▸ **Exercise**: Work through the data and report how many lines include the string "chart", giving the number alone.
►
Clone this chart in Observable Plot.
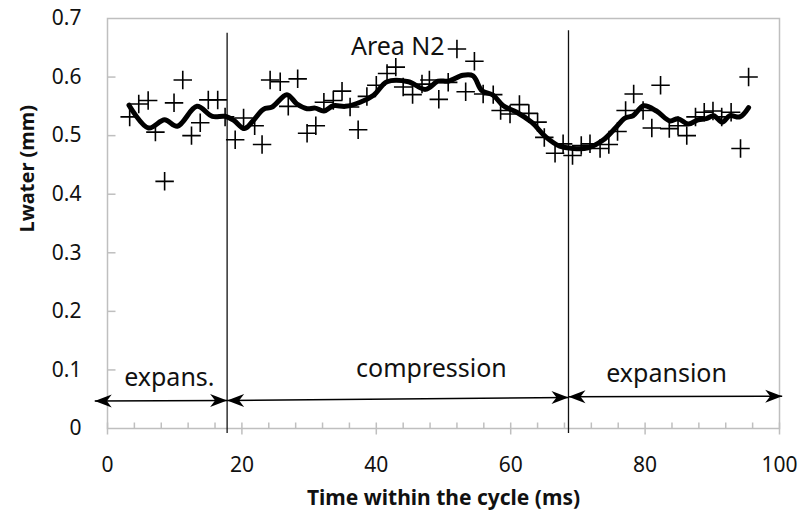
<!DOCTYPE html>
<html><head><meta charset="utf-8">
<script src="https://cdn.jsdelivr.net/npm/d3@7"></script>
<script src="https://cdn.jsdelivr.net/npm/@observablehq/plot@0.6"></script>
<style>body{margin:0;background:#fff}</style>
</head><body><div id="chart"></div>
<script>
// Measured points (time ms, Lwater mm)
const pointTime = [3.3,4.65,6.05,7.13,8.5,9.9,11.2,12.5,13.8,15.0,16.4,17.5,19.0,20.25,21.9,23.0,24.2,25.7,26.9,28.3,29.7,31.0,32.2,33.6,34.9,36.1,37.3,38.6,40.0,41.6,42.9,44.0,45.4,46.8,47.9,49.3,50.7,52.0,53.3,54.6,55.9,57.4,58.5,59.9,61.3,62.7,64.0,65.0,66.6,67.8,69.2,70.5,71.8,73.3,74.6,75.9,77.1,78.3,79.7,81.0,82.3,83.6,84.9,86.2,87.5,88.8,90.1,91.4,92.8,94.2,95.4];
const pointLwater = [0.532,0.554,0.560,0.506,0.422,0.556,0.595,0.500,0.522,0.561,0.561,0.532,0.493,0.530,0.517,0.485,0.595,0.592,0.550,0.597,0.504,0.517,0.557,0.560,0.576,0.549,0.510,0.567,0.586,0.606,0.617,0.583,0.570,0.588,0.595,0.562,0.591,0.648,0.575,0.627,0.571,0.570,0.543,0.537,0.553,0.538,0.523,0.497,0.470,0.486,0.466,0.483,0.486,0.478,0.485,0.507,0.543,0.571,0.543,0.513,0.586,0.512,0.517,0.500,0.532,0.540,0.542,0.532,0.540,0.478,0.600];
// Smoothed curve
const smoothTime = [3.2,6.1,8.5,10.4,13.3,15.6,17.5,18.8,20.4,21.7,23.2,24.5,26.7,28.2,29.7,30.9,32.2,33.6,35.4,37.6,39.6,41.6,44.8,47.3,49.2,50.7,52.9,54.4,55.7,57.4,58.9,60.9,63.1,65.3,67.3,69.3,71.5,73.7,75.5,77.0,78.2,79.8,81.7,83.7,84.9,86.4,87.9,89.1,90.2,91.5,92.6,94.1,95.4];
const smoothLwater = [0.552,0.513,0.527,0.516,0.550,0.533,0.533,0.526,0.512,0.526,0.545,0.549,0.570,0.554,0.546,0.547,0.542,0.551,0.550,0.557,0.569,0.592,0.592,0.579,0.593,0.593,0.603,0.602,0.577,0.569,0.551,0.540,0.523,0.497,0.482,0.478,0.479,0.492,0.512,0.530,0.534,0.551,0.542,0.525,0.529,0.520,0.527,0.529,0.534,0.523,0.534,0.532,0.548];
// Phase boundaries and labels
const phaseBounds = [17.8, 68.6];
const phaseTop = [0.675, 0.679];
const phaseNames = ["expans.", "compression", "expansion"];
const phaseLabelX = [9.2, 48.2, 83.2];
const phaseLabelY = [0.086, 0.101, 0.093];
const arrowX1 = [-1.9, 17.8, 68.6];
const arrowX2 = [17.8, 68.6, 100.4];
const arrowY1 = [0.047, 0.048, 0.054];
const arrowY2 = [0.048, 0.053, 0.055];
const areaLabel = ["Area N2"];
const areaX = [43.2];
const areaY = [0.652];
// Axis ticks
const xTicks = [0, 20, 40, 60, 80, 100];
const xMinorTicks = [4,8,12,16,24,28,32,36,44,48,52,56,64,68,72,76,84,88,92,96];
const yTicks = [0, 0.1, 0.2, 0.3, 0.4, 0.5, 0.6, 0.7];
const yInnerTicks = [0.1, 0.2, 0.3, 0.4, 0.5, 0.6];

const points = pointTime.map((t, i) => ({t, L: pointLwater[i]}));
const smooth = smoothTime.map((t, i) => ({t, L: smoothLwater[i]}));
const phases = phaseNames.map((name, i) => ({name, x: phaseLabelX[i], y: phaseLabelY[i],
  x1: arrowX1[i], x2: arrowX2[i], y1: arrowY1[i], y2: arrowY2[i]}));
const bounds = phaseBounds.map((x, i) => ({x, top: phaseTop[i]}));

const headRight = {draw(ctx) { ctx.moveTo(0,0); ctx.lineTo(-17,-6.5); ctx.lineTo(-12,0); ctx.lineTo(-17,6.5); ctx.closePath(); }};
const headLeft = {draw(ctx) { ctx.moveTo(0,0); ctx.lineTo(17,-6.5); ctx.lineTo(12,0); ctx.lineTo(17,6.5); ctx.closePath(); }};
const tickUp = {draw(ctx) { ctx.moveTo(0,0); ctx.lineTo(0,-6); }};
const tickCross = {draw(ctx) { ctx.moveTo(0,-6); ctx.lineTo(0,6); }};
const tickRight = {draw(ctx) { ctx.moveTo(0,0); ctx.lineTo(8,0); }};
const gray = "#bfbfbf";

const chart = Plot.plot({
  width: 801, height: 519,
  marginLeft: 107, marginRight: 22, marginTop: 18, marginBottom: 91,
  style: {fontFamily: "'Noto Sans', sans-serif", fontSize: "21px", color: "#111", background: "#fff"},
  x: {domain: [0, 100]},
  y: {domain: [0, 0.7]},
  marks: [
    Plot.frame({stroke: gray, strokeWidth: 1.5}),
    Plot.dot(xMinorTicks, {x: d => d, y: 0, symbol: tickUp, stroke: gray, fill: "none", strokeWidth: 1.5}),
    Plot.dot(xTicks, {x: d => d, y: 0, symbol: tickCross, stroke: gray, fill: "none", strokeWidth: 1.5}),
    Plot.dot(yInnerTicks, {x: 0, y: d => d, symbol: tickRight, stroke: gray, fill: "none", strokeWidth: 1.5}),
    Plot.axisX(xTicks, {tickSize: 0, tickPadding: 29, fontSize: 21, label: null}),
    Plot.axisY(yTicks, {tickSize: 0, tickPadding: 26, fontSize: 21, label: null, tickFormat: d => d === 0 ? "0" : d.toFixed(1)}),
    Plot.text(["Time within the cycle (ms)"], {frameAnchor: "bottom", dy: 70, lineAnchor: "middle", text: d => d, fontWeight: "bold", fontSize: 21}),
    Plot.text(["Lwater (mm)"], {frameAnchor: "left", dx: -80, dy: 9, rotate: -90, text: d => d, fontWeight: "bold", fontSize: 20}),
    Plot.ruleX(bounds, {x: "x", y1: "top", y2: 0, insetBottom: -5, stroke: "#111", strokeWidth: 1.3}),
    Plot.link(phases, {x1: "x1", x2: "x2", y1: "y1", y2: "y2", stroke: "#000", strokeWidth: 1.5}),
    Plot.dot(phases, {x: "x1", y: "y1", symbol: headLeft, fill: "#000", stroke: "none"}),
    Plot.dot(phases, {x: "x2", y: "y2", symbol: headRight, fill: "#000", stroke: "none"}),
    Plot.text(phases, {x: "x", y: "y", text: "name", fontSize: 25, lineAnchor: "middle"}),
    Plot.text(areaLabel, {x: () => areaX[0], y: () => areaY[0], text: d => d, fontSize: 25, lineAnchor: "middle"}),
    Plot.dot(points, {x: "t", y: "L", symbol: "plus", r: 6, stroke: "#000", strokeWidth: 1.6}),
    Plot.line(smooth, {x: "t", y: "L", stroke: "#000", strokeWidth: 5, curve: "catmull-rom", strokeLinejoin: "round", strokeLinecap: "round"})
  ]
});
document.getElementById("chart").appendChild(chart);
</script>
</body></html>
◄
▸ **Result**: 4